While there are many VCs that have heavily invested in e-commerce and technology-enabled startups, very often you come across firms that invest in companies that specifically invest in products which cater into a certain group of people.
In a conversation with Entreprenuer India, Sahil Kini, Principal at the early-stage VC Aspada Investments, spoke about what he really values as an investor and gave his perspective about other industry aspects.
Who forms the “big-middle?”
“The markets what we like serving are essentially what we call the “middle-middle”. If you divide India into per capita house hold income, there are those who fall below 2 lacs per annum, they are essentially poor.

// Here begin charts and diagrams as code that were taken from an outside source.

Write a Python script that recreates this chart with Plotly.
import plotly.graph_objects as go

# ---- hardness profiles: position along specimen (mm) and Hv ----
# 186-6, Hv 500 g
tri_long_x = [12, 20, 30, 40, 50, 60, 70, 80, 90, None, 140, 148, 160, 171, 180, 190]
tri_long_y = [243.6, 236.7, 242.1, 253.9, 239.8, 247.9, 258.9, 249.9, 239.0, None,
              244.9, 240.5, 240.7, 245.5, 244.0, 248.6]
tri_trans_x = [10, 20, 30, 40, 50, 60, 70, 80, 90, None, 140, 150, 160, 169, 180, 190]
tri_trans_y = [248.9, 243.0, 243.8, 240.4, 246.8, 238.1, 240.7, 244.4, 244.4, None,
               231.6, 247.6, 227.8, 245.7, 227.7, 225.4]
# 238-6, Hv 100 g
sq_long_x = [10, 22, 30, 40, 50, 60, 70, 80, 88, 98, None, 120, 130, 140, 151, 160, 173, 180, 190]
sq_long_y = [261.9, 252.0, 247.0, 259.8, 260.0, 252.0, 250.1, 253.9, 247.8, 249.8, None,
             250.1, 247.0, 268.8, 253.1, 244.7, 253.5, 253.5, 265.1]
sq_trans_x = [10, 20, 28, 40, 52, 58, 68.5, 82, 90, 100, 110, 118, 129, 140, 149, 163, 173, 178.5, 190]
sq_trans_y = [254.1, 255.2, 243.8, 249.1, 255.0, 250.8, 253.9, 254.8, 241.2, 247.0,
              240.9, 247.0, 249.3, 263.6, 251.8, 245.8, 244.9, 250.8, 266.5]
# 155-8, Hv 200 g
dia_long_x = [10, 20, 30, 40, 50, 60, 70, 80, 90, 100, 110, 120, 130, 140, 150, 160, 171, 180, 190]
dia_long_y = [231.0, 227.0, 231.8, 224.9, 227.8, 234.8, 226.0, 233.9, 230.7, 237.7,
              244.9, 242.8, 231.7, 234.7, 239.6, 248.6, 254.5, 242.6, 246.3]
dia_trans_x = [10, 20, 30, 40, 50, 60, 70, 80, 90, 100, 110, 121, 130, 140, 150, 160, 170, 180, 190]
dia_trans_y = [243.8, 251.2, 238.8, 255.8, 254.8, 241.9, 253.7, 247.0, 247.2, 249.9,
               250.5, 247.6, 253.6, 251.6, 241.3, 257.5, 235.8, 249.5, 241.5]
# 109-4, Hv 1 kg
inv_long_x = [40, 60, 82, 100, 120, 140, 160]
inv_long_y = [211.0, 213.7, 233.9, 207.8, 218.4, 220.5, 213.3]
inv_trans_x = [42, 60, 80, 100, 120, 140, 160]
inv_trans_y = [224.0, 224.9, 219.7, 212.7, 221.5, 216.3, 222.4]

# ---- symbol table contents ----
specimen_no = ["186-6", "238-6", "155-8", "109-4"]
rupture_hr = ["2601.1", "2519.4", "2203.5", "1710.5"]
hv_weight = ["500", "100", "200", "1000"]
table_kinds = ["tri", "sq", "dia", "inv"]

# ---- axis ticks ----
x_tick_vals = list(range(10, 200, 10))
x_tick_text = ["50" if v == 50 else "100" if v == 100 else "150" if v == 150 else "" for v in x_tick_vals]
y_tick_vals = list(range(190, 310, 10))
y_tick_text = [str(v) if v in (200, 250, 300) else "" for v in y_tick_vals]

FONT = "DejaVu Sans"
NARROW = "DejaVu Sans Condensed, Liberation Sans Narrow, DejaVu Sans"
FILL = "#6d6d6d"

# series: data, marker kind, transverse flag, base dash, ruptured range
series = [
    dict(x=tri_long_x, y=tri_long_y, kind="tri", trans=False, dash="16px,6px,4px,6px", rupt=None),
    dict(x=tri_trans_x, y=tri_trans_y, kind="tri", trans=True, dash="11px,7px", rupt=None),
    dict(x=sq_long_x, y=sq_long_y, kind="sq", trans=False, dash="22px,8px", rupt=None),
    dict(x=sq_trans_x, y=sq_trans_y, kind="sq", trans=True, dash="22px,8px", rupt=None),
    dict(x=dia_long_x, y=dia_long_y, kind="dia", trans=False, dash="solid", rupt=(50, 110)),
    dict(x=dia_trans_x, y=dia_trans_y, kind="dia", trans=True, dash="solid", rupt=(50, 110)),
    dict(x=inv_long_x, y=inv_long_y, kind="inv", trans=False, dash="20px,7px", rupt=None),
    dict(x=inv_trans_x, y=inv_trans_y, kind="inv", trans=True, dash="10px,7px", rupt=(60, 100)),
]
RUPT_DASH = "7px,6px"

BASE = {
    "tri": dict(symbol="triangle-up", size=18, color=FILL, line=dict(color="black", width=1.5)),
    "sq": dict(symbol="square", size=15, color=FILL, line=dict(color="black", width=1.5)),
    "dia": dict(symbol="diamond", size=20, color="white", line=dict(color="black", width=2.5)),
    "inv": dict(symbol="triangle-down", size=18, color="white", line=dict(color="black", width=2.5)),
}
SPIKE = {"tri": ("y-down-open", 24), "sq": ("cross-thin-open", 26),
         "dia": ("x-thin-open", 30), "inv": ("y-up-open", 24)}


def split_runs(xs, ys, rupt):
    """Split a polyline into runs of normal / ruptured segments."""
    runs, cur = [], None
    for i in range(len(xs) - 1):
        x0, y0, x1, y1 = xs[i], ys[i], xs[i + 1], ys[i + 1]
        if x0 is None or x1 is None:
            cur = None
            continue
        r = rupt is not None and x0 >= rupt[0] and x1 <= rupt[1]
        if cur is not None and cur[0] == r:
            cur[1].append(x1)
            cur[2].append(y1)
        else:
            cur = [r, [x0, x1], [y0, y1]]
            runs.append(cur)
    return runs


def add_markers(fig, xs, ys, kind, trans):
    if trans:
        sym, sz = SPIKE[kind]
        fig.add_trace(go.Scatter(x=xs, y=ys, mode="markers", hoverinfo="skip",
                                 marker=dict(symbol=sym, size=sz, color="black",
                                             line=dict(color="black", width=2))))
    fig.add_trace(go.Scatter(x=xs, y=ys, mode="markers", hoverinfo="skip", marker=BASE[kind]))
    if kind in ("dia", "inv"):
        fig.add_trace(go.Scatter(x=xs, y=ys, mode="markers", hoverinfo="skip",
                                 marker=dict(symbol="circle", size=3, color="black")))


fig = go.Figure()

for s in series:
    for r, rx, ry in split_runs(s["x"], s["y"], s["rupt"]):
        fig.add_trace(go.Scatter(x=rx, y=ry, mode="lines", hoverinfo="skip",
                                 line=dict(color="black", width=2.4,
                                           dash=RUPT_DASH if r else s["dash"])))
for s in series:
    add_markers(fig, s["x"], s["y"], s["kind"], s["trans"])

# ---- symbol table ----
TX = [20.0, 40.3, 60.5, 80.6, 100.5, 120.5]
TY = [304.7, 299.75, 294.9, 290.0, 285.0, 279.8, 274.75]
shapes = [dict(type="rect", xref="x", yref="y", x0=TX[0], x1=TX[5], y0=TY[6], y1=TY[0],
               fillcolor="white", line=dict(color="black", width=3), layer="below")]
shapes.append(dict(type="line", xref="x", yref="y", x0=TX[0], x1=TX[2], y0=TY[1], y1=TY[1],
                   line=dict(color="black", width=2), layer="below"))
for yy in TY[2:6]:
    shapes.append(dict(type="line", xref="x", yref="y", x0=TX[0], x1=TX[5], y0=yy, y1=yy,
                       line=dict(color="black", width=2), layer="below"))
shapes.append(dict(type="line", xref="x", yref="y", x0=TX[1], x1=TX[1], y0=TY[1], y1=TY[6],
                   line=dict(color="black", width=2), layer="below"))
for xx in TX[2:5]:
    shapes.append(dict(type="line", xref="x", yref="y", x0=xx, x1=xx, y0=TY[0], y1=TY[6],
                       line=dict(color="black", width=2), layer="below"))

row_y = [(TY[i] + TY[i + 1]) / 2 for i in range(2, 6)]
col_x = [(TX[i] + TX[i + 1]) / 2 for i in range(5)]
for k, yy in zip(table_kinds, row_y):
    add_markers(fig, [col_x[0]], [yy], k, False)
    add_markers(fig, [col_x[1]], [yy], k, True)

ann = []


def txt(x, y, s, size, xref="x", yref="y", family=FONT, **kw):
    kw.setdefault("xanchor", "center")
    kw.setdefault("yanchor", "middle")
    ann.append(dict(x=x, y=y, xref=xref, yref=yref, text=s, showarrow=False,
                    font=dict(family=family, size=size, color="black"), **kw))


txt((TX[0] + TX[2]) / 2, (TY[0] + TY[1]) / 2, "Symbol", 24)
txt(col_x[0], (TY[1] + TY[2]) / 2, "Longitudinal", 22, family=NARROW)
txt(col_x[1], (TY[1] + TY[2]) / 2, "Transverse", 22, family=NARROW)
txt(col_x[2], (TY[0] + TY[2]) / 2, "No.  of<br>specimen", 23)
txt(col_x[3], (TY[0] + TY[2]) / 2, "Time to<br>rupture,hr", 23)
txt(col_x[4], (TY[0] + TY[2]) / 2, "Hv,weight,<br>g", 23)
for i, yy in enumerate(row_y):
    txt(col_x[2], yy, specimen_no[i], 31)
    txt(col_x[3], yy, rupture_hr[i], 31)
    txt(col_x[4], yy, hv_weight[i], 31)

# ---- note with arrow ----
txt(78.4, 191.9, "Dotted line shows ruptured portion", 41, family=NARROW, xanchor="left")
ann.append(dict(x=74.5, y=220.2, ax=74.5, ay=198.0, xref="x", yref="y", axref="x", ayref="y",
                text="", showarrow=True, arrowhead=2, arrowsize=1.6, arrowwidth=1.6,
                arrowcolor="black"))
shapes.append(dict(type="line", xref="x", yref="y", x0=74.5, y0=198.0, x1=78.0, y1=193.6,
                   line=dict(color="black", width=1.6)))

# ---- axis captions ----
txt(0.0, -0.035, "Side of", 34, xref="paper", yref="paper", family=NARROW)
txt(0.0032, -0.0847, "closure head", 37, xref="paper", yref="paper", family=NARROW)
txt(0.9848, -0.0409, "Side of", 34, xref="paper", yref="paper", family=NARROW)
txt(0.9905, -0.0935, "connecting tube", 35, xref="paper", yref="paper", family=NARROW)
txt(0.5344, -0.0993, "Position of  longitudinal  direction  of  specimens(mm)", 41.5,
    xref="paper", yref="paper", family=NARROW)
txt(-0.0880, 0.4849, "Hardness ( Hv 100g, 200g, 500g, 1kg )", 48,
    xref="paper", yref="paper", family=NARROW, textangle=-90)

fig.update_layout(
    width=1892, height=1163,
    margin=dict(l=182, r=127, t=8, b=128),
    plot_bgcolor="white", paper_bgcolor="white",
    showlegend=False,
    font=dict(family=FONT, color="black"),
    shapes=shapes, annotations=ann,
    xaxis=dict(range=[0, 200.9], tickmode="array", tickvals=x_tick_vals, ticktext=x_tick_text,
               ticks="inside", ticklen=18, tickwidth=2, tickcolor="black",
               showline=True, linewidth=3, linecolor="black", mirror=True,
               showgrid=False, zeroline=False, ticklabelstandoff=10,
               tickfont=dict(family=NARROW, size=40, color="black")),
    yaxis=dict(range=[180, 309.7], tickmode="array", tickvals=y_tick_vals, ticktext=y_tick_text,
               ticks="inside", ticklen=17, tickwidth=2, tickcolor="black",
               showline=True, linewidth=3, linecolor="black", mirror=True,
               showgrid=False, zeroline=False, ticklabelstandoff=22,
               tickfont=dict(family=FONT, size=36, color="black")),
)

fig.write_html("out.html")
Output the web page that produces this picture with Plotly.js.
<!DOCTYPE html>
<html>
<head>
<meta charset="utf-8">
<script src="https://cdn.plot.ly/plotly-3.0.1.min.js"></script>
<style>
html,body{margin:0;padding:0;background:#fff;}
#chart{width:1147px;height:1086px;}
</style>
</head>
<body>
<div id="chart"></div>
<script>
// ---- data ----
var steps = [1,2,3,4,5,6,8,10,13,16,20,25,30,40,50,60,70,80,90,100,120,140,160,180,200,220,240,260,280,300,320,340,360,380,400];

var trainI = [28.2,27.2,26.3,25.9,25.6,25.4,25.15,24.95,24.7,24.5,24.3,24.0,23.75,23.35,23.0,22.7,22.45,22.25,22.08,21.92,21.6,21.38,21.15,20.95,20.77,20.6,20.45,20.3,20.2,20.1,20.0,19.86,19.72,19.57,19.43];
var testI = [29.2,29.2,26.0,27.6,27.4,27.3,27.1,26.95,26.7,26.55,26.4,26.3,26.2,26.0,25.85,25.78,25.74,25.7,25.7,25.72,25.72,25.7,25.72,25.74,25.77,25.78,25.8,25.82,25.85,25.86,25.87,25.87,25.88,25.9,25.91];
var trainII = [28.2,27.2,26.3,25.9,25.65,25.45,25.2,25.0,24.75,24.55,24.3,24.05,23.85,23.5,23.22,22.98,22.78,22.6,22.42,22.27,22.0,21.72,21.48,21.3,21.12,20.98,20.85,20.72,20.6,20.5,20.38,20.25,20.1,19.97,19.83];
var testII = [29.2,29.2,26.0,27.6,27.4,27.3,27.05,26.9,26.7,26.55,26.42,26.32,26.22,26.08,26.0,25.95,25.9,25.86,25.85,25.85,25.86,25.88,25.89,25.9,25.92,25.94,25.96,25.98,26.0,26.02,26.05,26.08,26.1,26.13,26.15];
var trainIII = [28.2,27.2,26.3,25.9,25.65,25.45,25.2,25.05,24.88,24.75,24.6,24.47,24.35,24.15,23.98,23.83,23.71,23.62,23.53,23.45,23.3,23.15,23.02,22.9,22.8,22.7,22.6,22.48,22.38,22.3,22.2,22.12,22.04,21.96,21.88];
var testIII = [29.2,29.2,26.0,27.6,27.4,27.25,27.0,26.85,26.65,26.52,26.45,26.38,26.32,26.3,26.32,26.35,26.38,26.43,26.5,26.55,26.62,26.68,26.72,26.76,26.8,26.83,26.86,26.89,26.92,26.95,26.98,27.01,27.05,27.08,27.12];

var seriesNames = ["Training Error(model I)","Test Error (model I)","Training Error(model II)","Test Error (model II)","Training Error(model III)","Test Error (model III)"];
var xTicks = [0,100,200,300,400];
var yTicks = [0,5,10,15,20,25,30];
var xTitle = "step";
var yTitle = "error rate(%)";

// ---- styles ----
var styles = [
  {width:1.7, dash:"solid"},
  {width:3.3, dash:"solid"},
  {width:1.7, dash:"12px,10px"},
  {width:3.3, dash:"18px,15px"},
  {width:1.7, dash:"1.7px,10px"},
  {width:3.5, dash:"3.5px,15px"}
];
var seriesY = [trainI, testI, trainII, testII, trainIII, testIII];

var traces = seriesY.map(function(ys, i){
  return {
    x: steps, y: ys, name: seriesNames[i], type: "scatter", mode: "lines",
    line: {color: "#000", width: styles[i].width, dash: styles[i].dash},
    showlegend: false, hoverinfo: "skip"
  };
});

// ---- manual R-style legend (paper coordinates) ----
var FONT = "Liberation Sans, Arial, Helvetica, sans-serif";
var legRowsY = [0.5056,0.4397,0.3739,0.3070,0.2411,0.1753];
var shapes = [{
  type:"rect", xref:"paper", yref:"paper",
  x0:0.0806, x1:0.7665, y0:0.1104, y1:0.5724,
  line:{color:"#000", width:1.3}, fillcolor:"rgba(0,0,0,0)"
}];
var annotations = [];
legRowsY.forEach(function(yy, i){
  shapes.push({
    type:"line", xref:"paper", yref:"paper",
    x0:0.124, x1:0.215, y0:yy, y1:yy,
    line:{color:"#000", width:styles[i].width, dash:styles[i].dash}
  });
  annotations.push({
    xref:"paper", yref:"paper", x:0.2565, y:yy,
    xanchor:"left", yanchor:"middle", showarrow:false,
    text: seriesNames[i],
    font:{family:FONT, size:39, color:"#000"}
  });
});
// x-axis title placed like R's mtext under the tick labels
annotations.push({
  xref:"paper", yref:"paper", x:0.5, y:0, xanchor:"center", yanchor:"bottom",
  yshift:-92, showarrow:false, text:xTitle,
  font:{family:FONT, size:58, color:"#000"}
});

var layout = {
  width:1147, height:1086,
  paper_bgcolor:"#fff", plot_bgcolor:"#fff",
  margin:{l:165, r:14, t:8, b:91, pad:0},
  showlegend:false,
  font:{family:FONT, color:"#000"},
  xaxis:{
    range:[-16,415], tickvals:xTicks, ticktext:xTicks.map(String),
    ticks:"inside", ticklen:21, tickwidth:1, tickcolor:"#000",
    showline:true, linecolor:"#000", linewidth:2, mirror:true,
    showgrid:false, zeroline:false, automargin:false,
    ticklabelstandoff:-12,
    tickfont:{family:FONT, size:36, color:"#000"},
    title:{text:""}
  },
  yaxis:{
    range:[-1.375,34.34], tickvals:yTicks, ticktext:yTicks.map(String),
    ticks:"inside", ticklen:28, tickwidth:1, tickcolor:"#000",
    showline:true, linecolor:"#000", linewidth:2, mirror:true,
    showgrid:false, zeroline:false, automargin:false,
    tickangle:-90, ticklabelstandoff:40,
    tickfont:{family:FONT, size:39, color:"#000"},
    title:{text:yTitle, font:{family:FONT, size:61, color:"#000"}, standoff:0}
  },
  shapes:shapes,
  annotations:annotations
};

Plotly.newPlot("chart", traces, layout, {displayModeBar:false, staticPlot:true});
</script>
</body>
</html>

Then there is a top layer of $70 million people that earn more than 10 lacs, in the middle lies half a billion people who earn between 2 lac and 10 lac per annum. That’s the segment that we are really investing!” he says
According to Sahil a lot of VC firms in India are significantly influenced by American firms that majorly serve the “10 lac per annum” category and also have the tendency to invest in models that have been proven successful elsewhere.
More about the portfolio
Aspada’s India portfolio consists of startups like LEAF - an end-to-end fresh fruit and vegetable supply chain company, INI Farms, exporter of pomegranates, EM3 Agri Services -which provides farm mechanization services from land preparation to crop harvesting on a pay-per-acre basis, Reverie Language Technologies – which provides an end-to-end Language-as-a-Service (LaaS) platform and others.
“We are interested in serving the big middle and this category’s behaviour is different! If you want to serve them, then you’ll have to build businesses where they spend money,” Sahil said.
Healthcare, education and agriculture are some of the categories he believes the big-middle section spends.
Sahil was previously, Founder & CEO of MagnetWorks, a startup which built Industrial IoT systems.
Agriculture – a big sector
A lot many of the portfolio’s startups cater into the agritech space. Sahil said that India still is an agrarian economy and therefore you cannot ignore agriculture if you need to build a fund that caters to this section of the society.
Talking about how he selects startups in that domain, Sahil said that when you talk about sectors like farming and healthcare, you need to have some amount of experience in that field and disciplined regarding operations.
Entrepreneurs; read this before you approach Aspada for funds!
Sahil said that any entrepreneur approaching them, irrespective of their sector, should firstly understand what the fund’s main focus is. “I think every sector in India has a particular thesis. But every investor also has his own thesis. I think it’s very important before you approach any investor, to understand what their thesis is. What do they look for in their investments? That answer varies from fund to fund, and sometime from one fund manager to another fund manager,” he adds.
In Aspada’s case, an entrepreneur should have a sense of purpose, serve the big-middle category with basic services, which others take for granted. Since the firm signs Series A cheques, it also looks for a stable team prior to funding.